Review: Bad Wolves- Die About It

It’s hard to believe it’s been almost three years since DL Laskiewicz joined Bad Wolves and hit the ground running with Dear Monsters. The band didn’t lose a step and they’re back with their fourth album and 2nd with DL in Die About It and they’ve upped the ante even more. 

With this being the first record without guitarists Chris Cain and Max Karron as official members, the first thing that stands out about Die About It is the intro, which is completely out of left field- but in a good way- and is the band’s way of making a statement, letting you know this is not the Bad Wolves you might be used to. Then it rips into “Bad Friend,” a familiar track that has the signature heavy approach you’ve come to love from the band but then they hit you with the title track, which is the first true taste of change for the band. 

“Die About It” features a darker musical approach with rapping vocals that really takes you off guard before they hit you with “Savior” and “Hungry For Life,” both of which take you down their own twists and turns of their own. 

Current single “Legends Never Die” is the first time the band really shines on the record- not to sell the rest of the songs short but this one is so strong and such an anthem that it gives you goosebumps when the song hits into gear. 

“NDA” is yet another one that stands on its own and shows the band taking chances. It has multiple identities and genre changes- 80’s pop rock, modern hard rock and smooth jazz, complete with saxophone- and it works to perfection. 

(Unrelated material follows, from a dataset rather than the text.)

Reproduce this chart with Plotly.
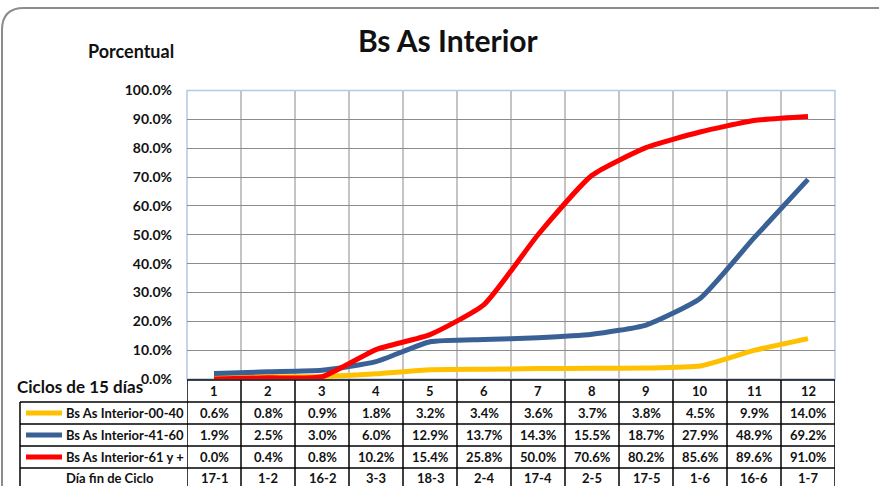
import plotly.graph_objects as go

# data (percent values per 15-day cycle)
cycles = list(range(1, 13))
series_names = ["Bs As Interior-00-40", "Bs As Interior-41-60", "Bs As Interior-61 y +"]
s_00_40 = [0.6, 0.8, 0.9, 1.8, 3.2, 3.4, 3.6, 3.7, 3.8, 4.5, 9.9, 14.0]
s_41_60 = [1.9, 2.5, 3.0, 6.0, 12.9, 13.7, 14.3, 15.5, 18.7, 27.9, 48.9, 69.2]
s_61_mas = [0.0, 0.4, 0.8, 10.2, 15.4, 25.8, 50.0, 70.6, 80.2, 85.6, 89.6, 91.0]
fin_ciclo = ["17-1", "1-2", "16-2", "3-3", "18-3", "2-4", "17-4", "2-5", "17-5", "1-6", "16-6", "1-7"]

COLORS = ["#FFC000", "#3A6196", "#FF0000"]
W, H = 879, 486
FONT = "Lato"
INK = "#111111"


def px(x):
    return x / W


def py(y):
    return 1 - y / H


# plot area in pixels
X0, X1 = 187, 835
Y_TOP, Y_BOT = 90.5, 379

fig = go.Figure()
for name, vals, col in zip(series_names, [s_00_40, s_41_60, s_61_mas], COLORS):
    fig.add_trace(go.Scatter(
        x=cycles, y=vals, name=name, mode="lines",
        line=dict(color=col, width=5, shape="spline", smoothing=0.5),
        hovertemplate="%{y:.1f}%<extra></extra>",
    ))

shapes = []
line_blk = dict(color="black", width=1.5)

# table rows (pixel y of horizontal rules)
row_lines = [380, 402, 424, 446, 468]
row_mid = [391, 413, 435, 457, 478]
shapes.append(dict(type="line", xref="paper", yref="paper",
                   x0=px(X0), x1=px(X1), y0=py(row_lines[0]), y1=py(row_lines[0]), line=line_blk))
for y in row_lines[1:]:
    shapes.append(dict(type="line", xref="paper", yref="paper",
                       x0=px(20), x1=px(X1), y0=py(y), y1=py(y), line=line_blk))
shapes.append(dict(type="line", xref="paper", yref="paper",
                   x0=px(20), x1=px(20), y0=py(row_lines[1]), y1=0, line=line_blk))
for k in range(13):
    xb = cycles[0] - 0.5 + k
    shapes.append(dict(type="line", xref="x", yref="paper",
                       x0=xb, x1=xb, y0=py(row_lines[0]), y1=0, line=line_blk))

# legend keys inside the table
for i, col in enumerate(COLORS):
    shapes.append(dict(type="line", xref="paper", yref="paper",
                       x0=px(26), x1=px(62), y0=py(row_mid[i + 1]), y1=py(row_mid[i + 1]),
                       line=dict(color=col, width=5)))

# plot border (light blue)
shapes.append(dict(type="rect", xref="paper", yref="paper",
                   x0=px(X0), x1=px(X1), y0=py(Y_BOT), y1=py(Y_TOP),
                   line=dict(color="#B4C8E4", width=1.5), layer="below"))

# outer chart frame with rounded top-left corner
r = 22
path = (f"M {px(2)},{py(H + 5)} L {px(2)},{py(8 + r)} "
        f"Q {px(2)},{py(8)} {px(2 + r)},{py(8)} L {px(W + 5)},{py(8)}")
shapes.append(dict(type="path", xref="paper", yref="paper", path=path,
                   line=dict(color="#8C8C8C", width=2)))


def label(x, y, text, size, xref="paper", xanchor="center"):
    return dict(x=x, y=py(y), xref=xref, yref="paper", text=text, showarrow=False,
                xanchor=xanchor, yanchor="middle",
                font=dict(family=FONT, size=size, color=INK, weight="bold"))


CELL = 13
ann = []
for c in cycles:
    ann.append(label(c, row_mid[0], str(c), CELL, xref="x"))
for i, vals in enumerate([s_00_40, s_41_60, s_61_mas]):
    for c, v in zip(cycles, vals):
        ann.append(label(c, row_mid[i + 1], f"{v:.1f}%", CELL, xref="x"))
for c, t in zip(cycles, fin_ciclo):
    ann.append(label(c, row_mid[4], t, CELL, xref="x"))
for i, name in enumerate(series_names):
    ann.append(label(px(64), row_mid[i + 1], name, CELL, xanchor="left"))
ann.append(label(px(64), row_mid[4], "Día fin de Ciclo", CELL, xanchor="left"))

ann.append(label(px(448), 40, "Bs As Interior", 30))
ann.append(label(px(131), 51, "Porcentual", 18))
ann.append(label(px(15), 386, "Ciclos de 15 días", 17, xanchor="left"))

fig.update_layout(
    width=W, height=H, margin=dict(l=0, r=0, t=0, b=0, autoexpand=False),
    paper_bgcolor="white", plot_bgcolor="white", showlegend=False,
    shapes=shapes, annotations=ann,
    xaxis=dict(domain=[px(X0), px(X1)], range=[0.5, 12.5], tick0=0.5, dtick=1,
               showgrid=True, gridcolor="#C4C4C4", gridwidth=1.5, automargin=False,
               showticklabels=False, ticks="", zeroline=False, fixedrange=True),
    yaxis=dict(domain=[py(Y_BOT), py(Y_TOP)], range=[0, 100], dtick=10, automargin=False,
               tickformat=".1f", ticksuffix="%", showgrid=True, gridcolor="#8C8C8C",
               gridwidth=1, zeroline=False, ticks="", ticklabelstandoff=14,
               tickfont=dict(family=FONT, size=14, color=INK, weight="bold"), fixedrange=True),
)

# drop the browser's default body margin so the figure sits at the page origin
fig.write_html("out.html", config={"displayModeBar": False},
               post_script="document.body.style.margin='0px';")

Buried and nestled deep in between more strong hard rock flexing is “It’s You (2 Months),” which features KILLBOY and is one of the best songs Bad Wolves have ever written. Everything from the lyrics- “It hits me like a napalm bomb colliding with a hand grenade that breaks my bones when crashing through the barricades. I’m losing hope, there’s only one place I escape. It’s you.” 

This song is so gorgeous, grand and elegant, DL and KILLBOY’s vocals compliment each other so flawlessly that it gives you chills. This song makes the album worth listening to on its own and should be a frontrunner to become the surprise hit- not just of this album but for the band’s career and could surpass “Zombie” as fan favorite song. 

In the end, Die About It shows the band venturing out of their comfort zone, leaving limits behind and taking chances they haven’t taken before for one reason or another. This is heavy metal art at it’s best and is a record the band can truly be proud of.  Bad Wolves aren’t just back- they’ve reinvented themselves and created a new Bad Wolves that’s better than ever.